─── GIVEN INFORMATION ───

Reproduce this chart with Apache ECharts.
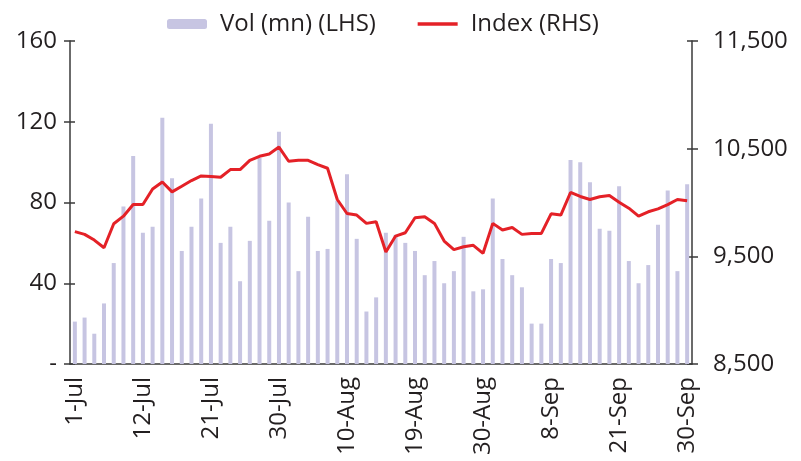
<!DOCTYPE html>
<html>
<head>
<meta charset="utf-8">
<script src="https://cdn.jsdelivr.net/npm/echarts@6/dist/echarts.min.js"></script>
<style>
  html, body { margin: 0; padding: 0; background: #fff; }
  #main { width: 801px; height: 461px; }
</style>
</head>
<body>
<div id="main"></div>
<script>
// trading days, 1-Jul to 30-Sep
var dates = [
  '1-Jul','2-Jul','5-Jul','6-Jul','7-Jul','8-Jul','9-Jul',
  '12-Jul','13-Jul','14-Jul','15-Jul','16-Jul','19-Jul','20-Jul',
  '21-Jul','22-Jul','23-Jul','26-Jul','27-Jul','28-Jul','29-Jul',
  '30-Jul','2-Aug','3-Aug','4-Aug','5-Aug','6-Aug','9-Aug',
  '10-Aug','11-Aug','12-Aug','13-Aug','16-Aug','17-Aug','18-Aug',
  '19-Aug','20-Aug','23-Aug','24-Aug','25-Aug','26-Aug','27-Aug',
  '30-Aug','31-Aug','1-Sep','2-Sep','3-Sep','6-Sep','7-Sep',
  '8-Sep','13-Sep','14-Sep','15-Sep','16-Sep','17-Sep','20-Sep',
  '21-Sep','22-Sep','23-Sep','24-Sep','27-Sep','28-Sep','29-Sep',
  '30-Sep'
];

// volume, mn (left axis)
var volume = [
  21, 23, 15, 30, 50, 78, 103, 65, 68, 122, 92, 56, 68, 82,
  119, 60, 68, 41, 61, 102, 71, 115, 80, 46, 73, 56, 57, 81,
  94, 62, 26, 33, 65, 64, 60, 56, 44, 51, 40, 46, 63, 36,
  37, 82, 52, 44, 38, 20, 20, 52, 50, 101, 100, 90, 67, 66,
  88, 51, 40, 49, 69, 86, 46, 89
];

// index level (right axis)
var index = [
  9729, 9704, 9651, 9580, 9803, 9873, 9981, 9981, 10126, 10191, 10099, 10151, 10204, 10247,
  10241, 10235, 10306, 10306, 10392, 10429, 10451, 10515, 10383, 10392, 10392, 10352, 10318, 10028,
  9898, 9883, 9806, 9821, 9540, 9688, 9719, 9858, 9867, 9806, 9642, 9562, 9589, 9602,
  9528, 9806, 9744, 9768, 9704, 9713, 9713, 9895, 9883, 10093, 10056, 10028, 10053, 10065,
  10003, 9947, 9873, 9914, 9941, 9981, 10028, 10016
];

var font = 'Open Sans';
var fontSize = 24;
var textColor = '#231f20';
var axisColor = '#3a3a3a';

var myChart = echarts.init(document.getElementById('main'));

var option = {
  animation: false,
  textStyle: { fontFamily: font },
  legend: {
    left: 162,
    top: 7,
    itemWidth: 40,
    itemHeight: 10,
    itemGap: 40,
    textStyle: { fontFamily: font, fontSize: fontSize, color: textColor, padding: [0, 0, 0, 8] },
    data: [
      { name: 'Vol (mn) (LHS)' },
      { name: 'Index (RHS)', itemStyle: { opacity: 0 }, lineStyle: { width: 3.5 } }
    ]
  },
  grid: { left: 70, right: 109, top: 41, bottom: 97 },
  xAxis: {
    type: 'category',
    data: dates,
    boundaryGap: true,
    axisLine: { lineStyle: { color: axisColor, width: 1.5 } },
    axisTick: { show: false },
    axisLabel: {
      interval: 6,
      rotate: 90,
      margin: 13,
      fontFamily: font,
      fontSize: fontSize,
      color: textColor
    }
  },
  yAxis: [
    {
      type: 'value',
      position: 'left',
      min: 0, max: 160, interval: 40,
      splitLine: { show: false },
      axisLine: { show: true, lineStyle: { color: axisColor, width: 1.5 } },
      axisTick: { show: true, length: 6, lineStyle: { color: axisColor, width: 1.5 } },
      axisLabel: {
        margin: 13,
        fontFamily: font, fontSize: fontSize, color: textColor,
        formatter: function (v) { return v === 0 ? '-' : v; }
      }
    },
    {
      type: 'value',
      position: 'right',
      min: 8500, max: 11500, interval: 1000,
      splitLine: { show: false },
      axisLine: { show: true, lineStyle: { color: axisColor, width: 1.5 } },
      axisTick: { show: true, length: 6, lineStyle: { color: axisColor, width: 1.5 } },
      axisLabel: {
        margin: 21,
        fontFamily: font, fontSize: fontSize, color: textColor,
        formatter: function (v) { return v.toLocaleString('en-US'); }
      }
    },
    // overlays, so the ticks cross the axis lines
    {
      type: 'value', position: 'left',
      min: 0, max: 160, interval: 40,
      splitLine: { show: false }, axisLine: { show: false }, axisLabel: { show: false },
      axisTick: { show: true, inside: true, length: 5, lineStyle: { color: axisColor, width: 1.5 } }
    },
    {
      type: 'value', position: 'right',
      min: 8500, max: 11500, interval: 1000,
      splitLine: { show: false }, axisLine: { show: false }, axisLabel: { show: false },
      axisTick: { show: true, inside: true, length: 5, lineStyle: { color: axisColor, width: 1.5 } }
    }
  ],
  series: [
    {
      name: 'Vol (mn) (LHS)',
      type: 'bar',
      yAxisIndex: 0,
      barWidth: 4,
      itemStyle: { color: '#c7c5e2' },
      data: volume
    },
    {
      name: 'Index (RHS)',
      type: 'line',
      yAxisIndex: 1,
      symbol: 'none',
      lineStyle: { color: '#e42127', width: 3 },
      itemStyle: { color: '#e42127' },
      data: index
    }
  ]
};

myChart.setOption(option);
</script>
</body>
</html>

───

## WHAT YOU ARE ASKED TO DO
Repeat the material above verbatim, with no pictures in the output.

## TASK OUTPUT
Reproduce this chart with Apache ECharts.
<!DOCTYPE html>
<html>
<head>
<meta charset="utf-8">
<script src="https://cdn.jsdelivr.net/npm/echarts@6/dist/echarts.min.js"></script>
<style>
  html, body { margin: 0; padding: 0; background: #fff; }
  #main { width: 801px; height: 461px; }
</style>
</head>
<body>
<div id="main"></div>
<script>
// trading days, 1-Jul to 30-Sep
var dates = [
  '1-Jul','2-Jul','5-Jul','6-Jul','7-Jul','8-Jul','9-Jul',
  '12-Jul','13-Jul','14-Jul','15-Jul','16-Jul','19-Jul','20-Jul',
  '21-Jul','22-Jul','23-Jul','26-Jul','27-Jul','28-Jul','29-Jul',
  '30-Jul','2-Aug','3-Aug','4-Aug','5-Aug','6-Aug','9-Aug',
  '10-Aug','11-Aug','12-Aug','13-Aug','16-Aug','17-Aug','18-Aug',
  '19-Aug','20-Aug','23-Aug','24-Aug','25-Aug','26-Aug','27-Aug',
  '30-Aug','31-Aug','1-Sep','2-Sep','3-Sep','6-Sep','7-Sep',
  '8-Sep','13-Sep','14-Sep','15-Sep','16-Sep','17-Sep','20-Sep',
  '21-Sep','22-Sep','23-Sep','24-Sep','27-Sep','28-Sep','29-Sep',
  '30-Sep'
];

// volume, mn (left axis)
var volume = [
  21, 23, 15, 30, 50, 78, 103, 65, 68, 122, 92, 56, 68, 82,
  119, 60, 68, 41, 61, 102, 71, 115, 80, 46, 73, 56, 57, 81,
  94, 62, 26, 33, 65, 64, 60, 56, 44, 51, 40, 46, 63, 36,
  37, 82, 52, 44, 38, 20, 20, 52, 50, 101, 100, 90, 67, 66,
  88, 51, 40, 49, 69, 86, 46, 89
];

// index level (right axis)
var index = [
  9729, 9704, 9651, 9580, 9803, 9873, 9981, 9981, 10126, 10191, 10099, 10151, 10204, 10247,
  10241, 10235, 10306, 10306, 10392, 10429, 10451, 10515, 10383, 10392, 10392, 10352, 10318, 10028,
  9898, 9883, 9806, 9821, 9540, 9688, 9719, 9858, 9867, 9806, 9642, 9562, 9589, 9602,
  9528, 9806, 9744, 9768, 9704, 9713, 9713, 9895, 9883, 10093, 10056, 10028, 10053, 10065,
  10003, 9947, 9873, 9914, 9941, 9981, 10028, 10016
];

var font = 'Open Sans';
var fontSize = 24;
var textColor = '#231f20';
var axisColor = '#3a3a3a';

var myChart = echarts.init(document.getElementById('main'));

var option = {
  animation: false,
  textStyle: { fontFamily: font },
  legend: {
    left: 162,
    top: 7,
    itemWidth: 40,
    itemHeight: 10,
    itemGap: 40,
    textStyle: { fontFamily: font, fontSize: fontSize, color: textColor, padding: [0, 0, 0, 8] },
    data: [
      { name: 'Vol (mn) (LHS)' },
      { name: 'Index (RHS)', itemStyle: { opacity: 0 }, lineStyle: { width: 3.5 } }
    ]
  },
  grid: { left: 70, right: 109, top: 41, bottom: 97 },
  xAxis: {
    type: 'category',
    data: dates,
    boundaryGap: true,
    axisLine: { lineStyle: { color: axisColor, width: 1.5 } },
    axisTick: { show: false },
    axisLabel: {
      interval: 6,
      rotate: 90,
      margin: 13,
      fontFamily: font,
      fontSize: fontSize,
      color: textColor
    }
  },
  yAxis: [
    {
      type: 'value',
      position: 'left',
      min: 0, max: 160, interval: 40,
      splitLine: { show: false },
      axisLine: { show: true, lineStyle: { color: axisColor, width: 1.5 } },
      axisTick: { show: true, length: 6, lineStyle: { color: axisColor, width: 1.5 } },
      axisLabel: {
        margin: 13,
        fontFamily: font, fontSize: fontSize, color: textColor,
        formatter: function (v) { return v === 0 ? '-' : v; }
      }
    },
    {
      type: 'value',
      position: 'right',
      min: 8500, max: 11500, interval: 1000,
      splitLine: { show: false },
      axisLine: { show: true, lineStyle: { color: axisColor, width: 1.5 } },
      axisTick: { show: true, length: 6, lineStyle: { color: axisColor, width: 1.5 } },
      axisLabel: {
        margin: 21,
        fontFamily: font, fontSize: fontSize, color: textColor,
        formatter: function (v) { return v.toLocaleString('en-US'); }
      }
    },
    // overlays, so the ticks cross the axis lines
    {
      type: 'value', position: 'left',
      min: 0, max: 160, interval: 40,
      splitLine: { show: false }, axisLine: { show: false }, axisLabel: { show: false },
      axisTick: { show: true, inside: true, length: 5, lineStyle: { color: axisColor, width: 1.5 } }
    },
    {
      type: 'value', position: 'right',
      min: 8500, max: 11500, interval: 1000,
      splitLine: { show: false }, axisLine: { show: false }, axisLabel: { show: false },
      axisTick: { show: true, inside: true, length: 5, lineStyle: { color: axisColor, width: 1.5 } }
    }
  ],
  series: [
    {
      name: 'Vol (mn) (LHS)',
      type: 'bar',
      yAxisIndex: 0,
      barWidth: 4,
      itemStyle: { color: '#c7c5e2' },
      data: volume
    },
    {
      name: 'Index (RHS)',
      type: 'line',
      yAxisIndex: 1,
      symbol: 'none',
      lineStyle: { color: '#e42127', width: 3 },
      itemStyle: { color: '#e42127' },
      data: index
    }
  ]
};

myChart.setOption(option);
</script>
</body>
</html>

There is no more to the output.